Mornings in Judith Lowe's grade four class at Canyon Heights Elementary School look a little different than that of a traditional elementary class. Desks are pushed to the sides of the room and in the centre of the room, students sit in a circle facing one-another.
"I'm a nine because my cousins from Florida are coming to stay with us soon, which will be fun," says one student.
"I'm a four because I didn't sleep well last night," says another.
One-by-one, students ground themselves for the day by expressing how they are feeling and why they are feeling that way. Sitting quietly and attentively, the students make eye contact with each other and demonstrate support for their peers. The daily activity is known as community circle, and it is something Lowe does with her students to enable them to connect with each other, to provide herself an opportunity to connect with her students, and to allow students to ready themselves for the day.

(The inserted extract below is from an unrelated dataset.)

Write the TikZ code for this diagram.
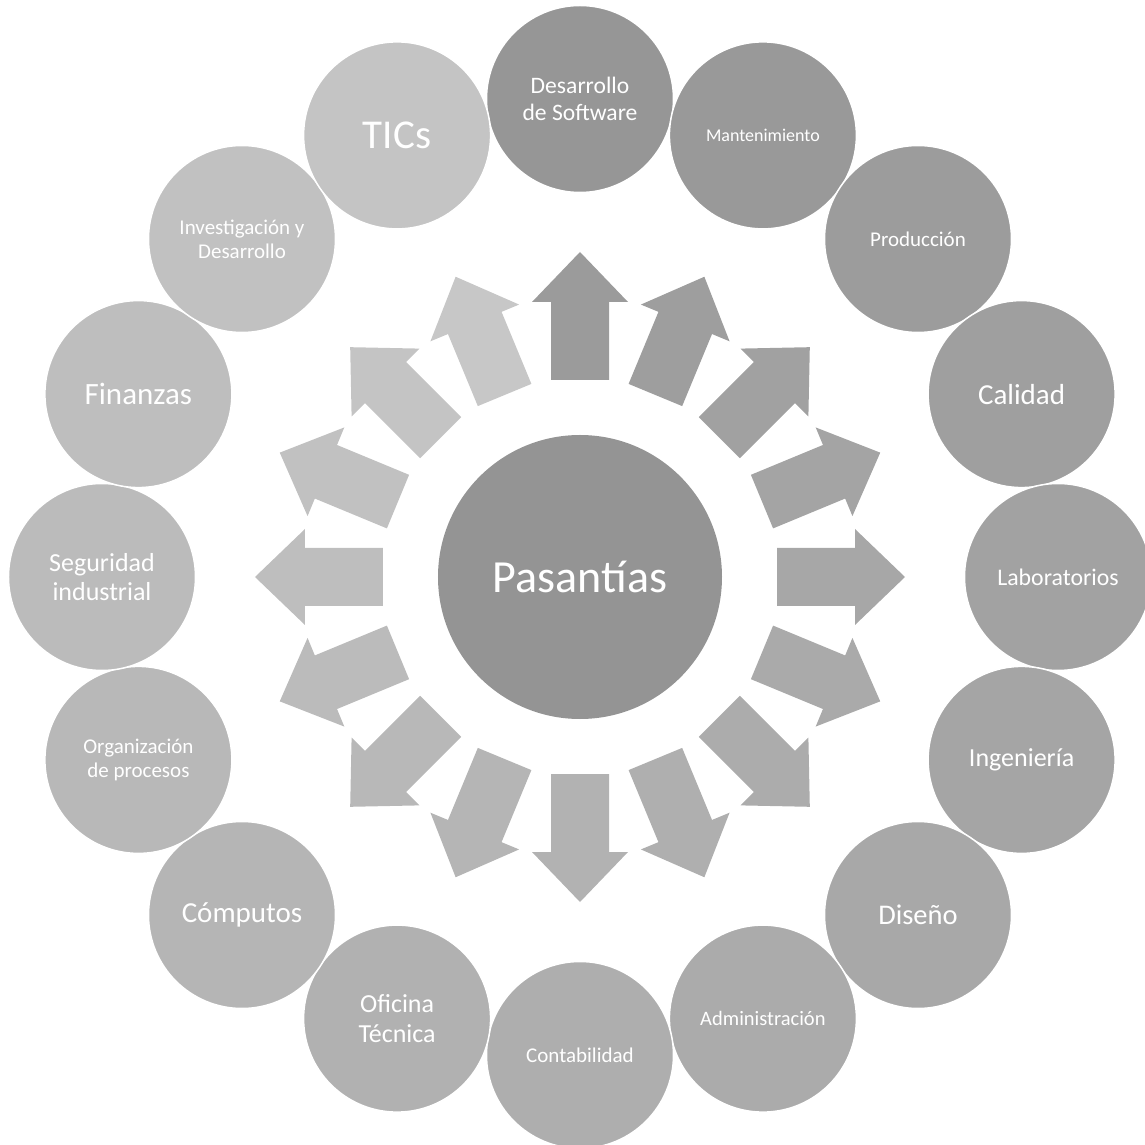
\documentclass[tikz,border=0pt]{standalone}
\usepackage{fontspec}
\setmainfont{Carlito}
\newcommand{\fsz}[2]{\fontsize{#1}{#2}\selectfont}
\begin{document}
\begin{tikzpicture}[x=1pt,y=1pt,
  outer/.style={circle, minimum size=187pt, inner sep=0pt, draw=white, line width=1.5pt, text=white, align=center},
  hub/.style={circle, minimum size=284pt, inner sep=0pt, text=white, fill=black!42}]
\useasboundingbox (-580,-568) rectangle (565,577);
% arrows
\foreach \i in {0,...,15}{
  \pgfmathsetmacro\ap{39.2-1.14*\i}
  \begin{scope}[rotate={90-22.5*\i}]
    \fill[black!\ap] (197,-29) -- (275,-29) -- (275,-48) -- (325,0) -- (275,48) -- (275,29) -- (197,29) -- cycle;
  \end{scope}
}
% center
\node[hub, font=\fsz{46}{52}] (hub) at (0,0) {Pasantías};
% outer circles
\node[outer, fill=black!41.2, font=\fsz{23.6}{27}] (n0)  at ({90-22.5*0}:478)  {Desarrollo\\de Software};
\node[outer, fill=black!40.0, font=\fsz{18}{21}]   (n1)  at ({90-22.5*1}:478)  {Mantenimiento};
\node[outer, fill=black!38.8, font=\fsz{21}{24}]   (n2)  at ({90-22.5*2}:478)  {Producción};
\node[outer, fill=black!37.6, font=\fsz{29}{33}]   (n3)  at ({90-22.5*3}:478)  {Calidad};
\node[outer, fill=black!36.4, font=\fsz{23.8}{27}] (n4)  at ({90-22.5*4}:478)  {Laboratorios};
\node[outer, fill=black!35.2, font=\fsz{26}{30}]   (n5)  at ({90-22.5*5}:478)  {Ingeniería};
\node[outer, fill=black!34.0, font=\fsz{28.5}{32}] (n6)  at ({90-22.5*6}:478)  {Diseño};
\node[outer, fill=black!32.8, font=\fsz{20.5}{24}] (n7)  at ({90-22.5*7}:478)  {Administración};
\node[outer, fill=black!31.6, font=\fsz{21}{24}]   (n8)  at ({90-22.5*8}:478)  {Contabilidad};
\node[outer, fill=black!30.4, font=\fsz{26}{30}]   (n9)  at ({90-22.5*9}:478)  {Oficina\\Técnica};
\node[outer, fill=black!29.2, font=\fsz{29}{33}]   (n10) at ({90-22.5*10}:478) {Cómputos};
\node[outer, fill=black!28.0, font=\fsz{21}{23.5}] (n11) at ({90-22.5*11}:478) {Organización\\de procesos};
\node[outer, fill=black!26.8, font=\fsz{26}{28.5}] (n12) at ({90-22.5*12}:478) {Seguridad\\industrial};
\node[outer, fill=black!25.6, font=\fsz{31}{35}]   (n13) at ({90-22.5*13}:478) {Finanzas};
\node[outer, fill=black!24.4, font=\fsz{21}{24}]   (n14) at ({90-22.5*14}:478) {Investigación y\\Desarrollo};
\node[outer, fill=black!23.2, font=\fsz{41}{46}]   (n15) at ({90-22.5*15}:478) {TICs};
\end{tikzpicture}
\end{document}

"Everybody is a valued member of our classroom community and everybody works hard to work together to do the best we can do for ourselves in the community and the best we can do for our school community," said Lowe.
Lowe sees great value in the community circle approach because she believes it provides her students an opportunity to self-reflect and connect their actions to the broader class, school and wider communities they belong to. It also makes her students closer to one-another and it provides her an opportunity to connect with each one of them every day. Circle is also used at other times in the day if conflicts arise in the classroom that need to be resolved.
"I like community circle because it's fun to find out what other people are excited about," said Tyson, a student.
"I like to share," said Donna, a student.
Students share their happy things such as sports tournaments they took part it, but they also share sad things such as an ill family member.
"I find I really get to know my students well," said Lowe.
"What I really like about community circle is that it gives you an opportunity to hear from every child, every day; whereas otherwise as a busy teacher you might not get to," said Susannah Howick, Principal, Canyon Heights Elementary.